Most of the time, there is no great technical skill or breathtaking scenery. In some cases the value of the image is simply in the story, and having gained the trust of the owner of the story /
Warrens Mill, Pennsylvania, July, 2017 /
A farm and two portraits. The first one is John, the labourer and guardian of everything out there. The first thing I did was to take a picture without him. I made the lighting adjustments, I composed and took a picture, then I looked at it in the camera screen to figure out where I could locate our model. Then I approached John and showed him the photo. «What do you think?» I asked him. John, despite being a rough guy, looked at it with curiosity and detail. He said he liked black and white. «It’s true, it’s nice,» I said, and added, «But it would be nicer if someone stood in the picture, would you like to pose for me?» John, proud of the offer, accepted.
The image worked because of the position of the person, his posture and the way he looks at the camera, which forces the viewer to begin to look around the photo starting on the left, continuing through the shadow on the floor and then to the huge farm in the background. The pick-ups (one at the front and one behind), the house in the back, the wooden fence, the cables and the clouds are nice additions to the composition of the photograph. Too many elements? Maybe.

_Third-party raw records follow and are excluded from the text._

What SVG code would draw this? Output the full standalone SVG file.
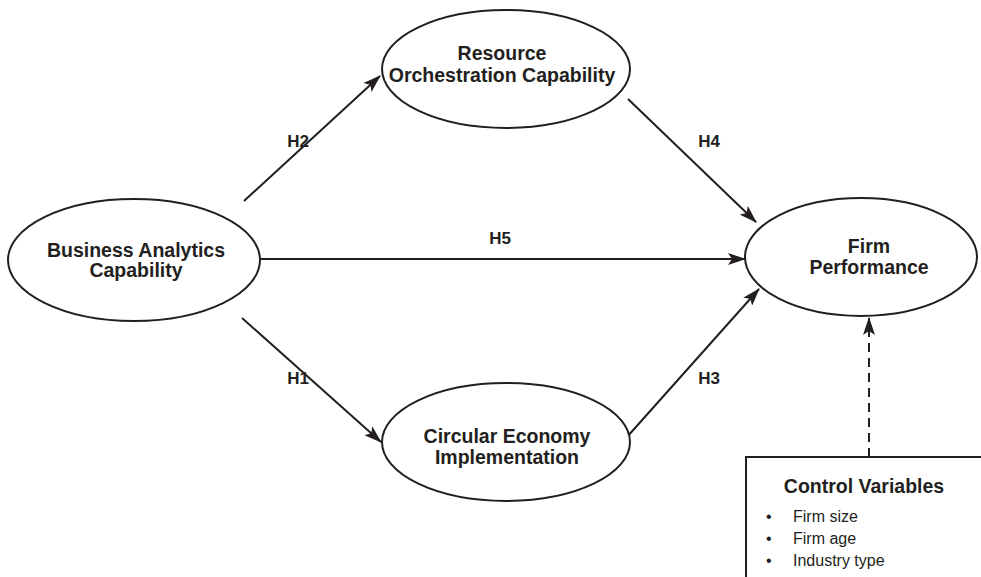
<svg xmlns="http://www.w3.org/2000/svg" width="981" height="577" viewBox="0 0 981 577">
  <defs>
    <marker id="arrow" viewBox="0 0 18 12" refX="17" refY="6" markerWidth="18" markerHeight="12" markerUnits="userSpaceOnUse" orient="auto">
      <path d="M0,0 L18,6 L0,12 L4,6 Z" fill="#231f20"/>
    </marker>
    <style>
      .node ellipse { fill: #fff; stroke: #231f20; stroke-width: 2; }
      .label { font-family: "Liberation Sans", Arial, sans-serif; font-weight: bold; font-size: 19.5px; fill: #231f20; text-anchor: middle; }
      .hyp { font-family: "Liberation Sans", Arial, sans-serif; font-weight: bold; font-size: 17px; fill: #231f20; text-anchor: middle; }
      .edge { stroke: #231f20; stroke-width: 2; fill: none; marker-end: url(#arrow); }
      .item { font-family: "Liberation Sans", Arial, sans-serif; font-size: 16px; fill: #231f20; }
    </style>
  </defs>
  <rect width="981" height="577" fill="#fff"/>

  <g id="connectors">
    <line class="edge" x1="244" y1="201" x2="380" y2="76"/>
    <line class="edge" x1="628" y1="99" x2="756" y2="222"/>
    <line class="edge" x1="259" y1="259" x2="745" y2="259"/>
    <line class="edge" x1="242" y1="318" x2="381" y2="442"/>
    <line class="edge" x1="627" y1="437" x2="759" y2="289"/>
    <line class="edge" x1="869" y1="457" x2="869" y2="318" stroke-dasharray="9 6" marker-end="url(#arrow)"/>
    <text class="hyp" x="298" y="147">H2</text>
    <text class="hyp" x="709" y="147">H4</text>
    <text class="hyp" x="500" y="244">H5</text>
    <text class="hyp" x="298" y="384">H1</text>
    <text class="hyp" x="709" y="384">H3</text>
  </g>

  <g id="bac" class="node">
    <ellipse cx="134" cy="260" rx="126" ry="61"/>
    <text class="label" x="136" y="257">Business Analytics</text>
    <text class="label" x="136" y="277">Capability</text>
  </g>

  <g id="roc" class="node">
    <ellipse cx="506" cy="69" rx="124" ry="59"/>
    <text class="label" x="502" y="60">Resource</text>
    <text class="label" x="502" y="82">Orchestration Capability</text>
  </g>

  <g id="cei" class="node">
    <ellipse cx="506" cy="442" rx="124" ry="59"/>
    <text class="label" x="507" y="443">Circular Economy</text>
    <text class="label" x="507" y="464">Implementation</text>
  </g>

  <g id="fp" class="node">
    <ellipse cx="861" cy="257" rx="116" ry="59"/>
    <text class="label" x="869" y="253">Firm</text>
    <text class="label" x="869" y="274">Performance</text>
  </g>

  <g id="controls">
    <rect x="746" y="457" width="250" height="140" fill="#fff" stroke="#231f20" stroke-width="2"/>
    <text class="label" x="864" y="493">Control Variables</text>
    <text class="item" x="766" y="522">•</text>
    <text class="item" x="793" y="522">Firm size</text>
    <text class="item" x="766" y="544">•</text>
    <text class="item" x="793" y="544">Firm age</text>
    <text class="item" x="766" y="566">•</text>
    <text class="item" x="793" y="566">Industry type</text>
  </g>
</svg>
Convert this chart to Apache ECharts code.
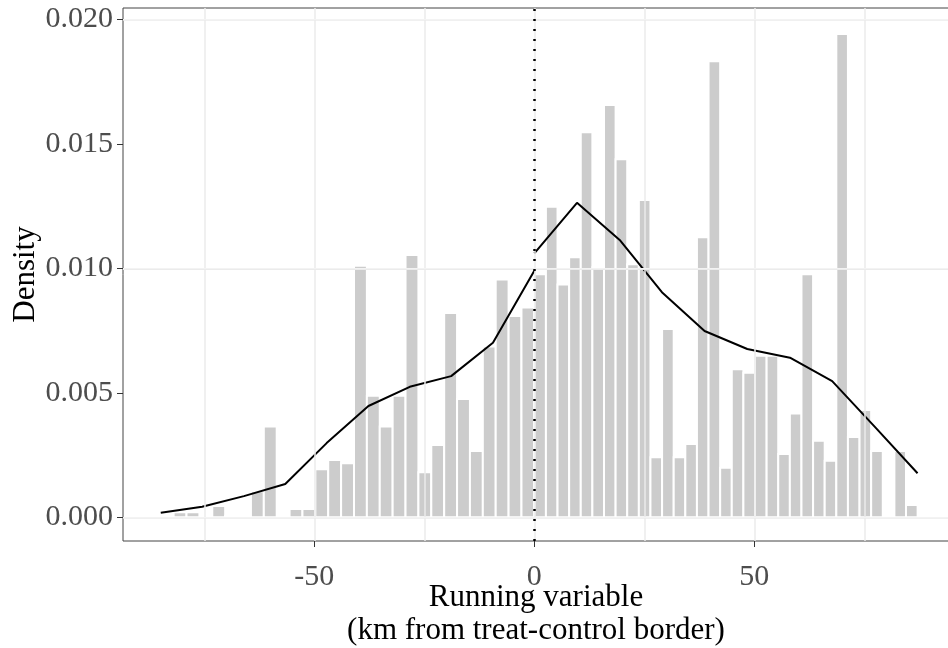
<!DOCTYPE html>
<html>
<head>
<meta charset="utf-8">
<script src="https://cdn.jsdelivr.net/npm/echarts@6/dist/echarts.min.js"></script>
<style>
  html, body { margin: 0; padding: 0; background: #fff; }
  #chart { width: 948px; height: 648px; }
</style>
</head>
<body>
<div id="chart"></div>
<script>
// histogram bins: left of the border and right of the border use different widths
var leftBinStart = -84.9;
var leftBinWidth = 2.928;
var leftDensity = [0, 0.0002, 0.0002, 0, 0.00045, 0.00006, 0, 0.00105, 0.00365, 0,
  0.00033, 0.00033, 0.00193, 0.0023, 0.00217, 0.0101, 0.00488, 0.00365, 0.00488, 0.01053,
  0.00181, 0.0029, 0.0082, 0.00475, 0.00266, 0.00686, 0.00955, 0.00808, 0.00843];

var rightBinStart = 0;
var rightBinWidth = 2.64;
var rightDensity = [0.00976, 0.01247, 0.00935, 0.01044, 0.01546, 0.01004, 0.01656, 0.01438, 0.01016, 0.01274,
  0.00241, 0.00756, 0.00241, 0.00294, 0.01125, 0.01832, 0.00199, 0.00595, 0.00581, 0.00649,
  0.00649, 0.00254, 0.00417, 0.00976, 0.00307, 0.00227, 0.01941, 0.00322, 0.00431, 0.00266,
  0, 0.00266, 0.00049];

// fitted density on each side
var fitLeftX = [-84.9, -75.5, -66.0, -56.6, -47.2, -37.7, -28.3, -18.9, -9.4, 0];
var fitLeftY = [0.000185, 0.000426, 0.00085, 0.00134, 0.00298, 0.00447, 0.00524, 0.00567, 0.00701, 0.0099];
var fitRightX = [0, 9.7, 19.4, 29.0, 38.7, 48.4, 58.1, 67.7, 77.4, 87.1];
var fitRightY = [0.0106, 0.01263, 0.01114, 0.00904, 0.00748, 0.00676, 0.00641, 0.00547, 0.00363, 0.00177];

var xTicks = [-50, 0, 50];
var xGrid = [-75, -50, -25, 0, 25, 50, 75];
var yTicks = [0, 0.005, 0.01, 0.015, 0.02];
var yGrid = [0.0025, 0.0075, 0.0125, 0.0175];

var serif = 'Liberation Serif';

function bins(start, width, vals) {
  var out = [];
  for (var i = 0; i < vals.length; i++) {
    out.push([start + i * width, start + (i + 1) * width, vals[i]]);
  }
  return out;
}
function pairs(xs, ys) {
  return xs.map(function (x, i) { return [x, ys[i]]; });
}

var barData = bins(leftBinStart, leftBinWidth, leftDensity)
  .concat(bins(rightBinStart, rightBinWidth, rightDensity));

var gridMarks = [];
xGrid.forEach(function (v) { gridMarks.push({ xAxis: v, lineStyle: { color: '#ebebeb', width: 1.5, type: 'solid' } }); });
yTicks.forEach(function (v) { gridMarks.push({ yAxis: v, lineStyle: { color: '#ebebeb', width: 1.5, type: 'solid' } }); });
yGrid.forEach(function (v) { gridMarks.push({ yAxis: v, lineStyle: { color: '#f3f3f3', width: 1, type: 'solid' } }); });

var myChart = echarts.init(document.getElementById('chart'));

var option = {
  animation: false,
  backgroundColor: '#fff',
  grid: {
    left: 123, top: 8, width: 826, height: 533,
    outerBoundsMode: 'none',
    containLabel: false,
    show: true, borderColor: '#444', borderWidth: 1, backgroundColor: 'transparent'
  },
  xAxis: {
    type: 'value',
    min: -93.48, max: 94.25,
    axisLine: { show: false, onZero: false },
    splitLine: { show: false },
    axisTick: { show: true, customValues: xTicks, length: 6, lineStyle: { color: '#333', width: 1 } },
    axisLabel: { customValues: xTicks, color: '#4d4d4d', fontSize: 30, fontFamily: serif, margin: 21 },
    name: 'Running variable\n(km from treat-control border)',
    nameLocation: 'middle',
    nameMoveOverlap: false,
    nameGap: 40,
    nameTextStyle: { color: '#000', fontSize: 31, fontFamily: serif, lineHeight: 33 }
  },
  yAxis: {
    type: 'value',
    min: -0.000952, max: 0.020454,
    axisLine: { show: false, onZero: false },
    splitLine: { show: false },
    axisTick: { show: true, customValues: yTicks, length: 6, lineStyle: { color: '#333', width: 1 } },
    axisLabel: {
      customValues: yTicks, color: '#4d4d4d', fontSize: 30, fontFamily: serif, margin: 10,
      formatter: function (v) { return v.toFixed(3); }
    },
    name: 'Density',
    nameLocation: 'middle',
    nameMoveOverlap: false,
    nameGap: 82,
    nameTextStyle: { color: '#000', fontSize: 31, fontFamily: serif }
  },
  series: [
    {
      // panel grid lines
      type: 'line',
      data: [],
      silent: true,
      z: 1,
      markLine: {
        silent: true, symbol: ['none', 'none'], label: { show: false },
        animation: false,
        data: gridMarks
      }
    },
    {
      type: 'custom',
      z: 2,
      silent: true,
      data: barData,
      encode: { x: [0, 1], y: 2 },
      renderItem: function (params, api) {
        var p0 = api.coord([api.value(0), 0]);
        var p1 = api.coord([api.value(1), api.value(2)]);
        return {
          type: 'rect',
          shape: { x: p0[0], y: p1[1], width: p1[0] - p0[0], height: p0[1] - p1[1] },
          style: { fill: 'rgba(0,0,0,0.2)', stroke: '#fff', lineWidth: 2 }
        };
      }
    },
    {
      type: 'line',
      z: 3,
      data: pairs(fitLeftX, fitLeftY),
      showSymbol: false,
      lineStyle: { color: '#000', width: 2 },
      silent: true
    },
    {
      type: 'line',
      z: 3,
      data: pairs(fitRightX, fitRightY),
      showSymbol: false,
      lineStyle: { color: '#000', width: 2 },
      silent: true
    },
    {
      // cutoff
      type: 'line',
      data: [],
      z: 4,
      markLine: {
        silent: true, symbol: ['none', 'none'], label: { show: false },
        animation: false,
        lineStyle: { color: '#000', width: 2.5, type: [2, 8] },
        data: [{ xAxis: 0 }]
      }
    }
  ]
};

myChart.setOption(option);
</script>
</body>
</html>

The second picture was taken in the same farm and the protagonists are the tenants of the house behind John. Very humble and very good people. The deep America, far from freeways and fast food chains. We had set up the tent in their yard and they were always ready to help us. When we said goodbye, obviously I asked for a photograph. I placed them in the center and decided to include in the image that line of white squares above them, which gives the photograph a different frame. The texture of the wood, the door and the characters are the finishing touches.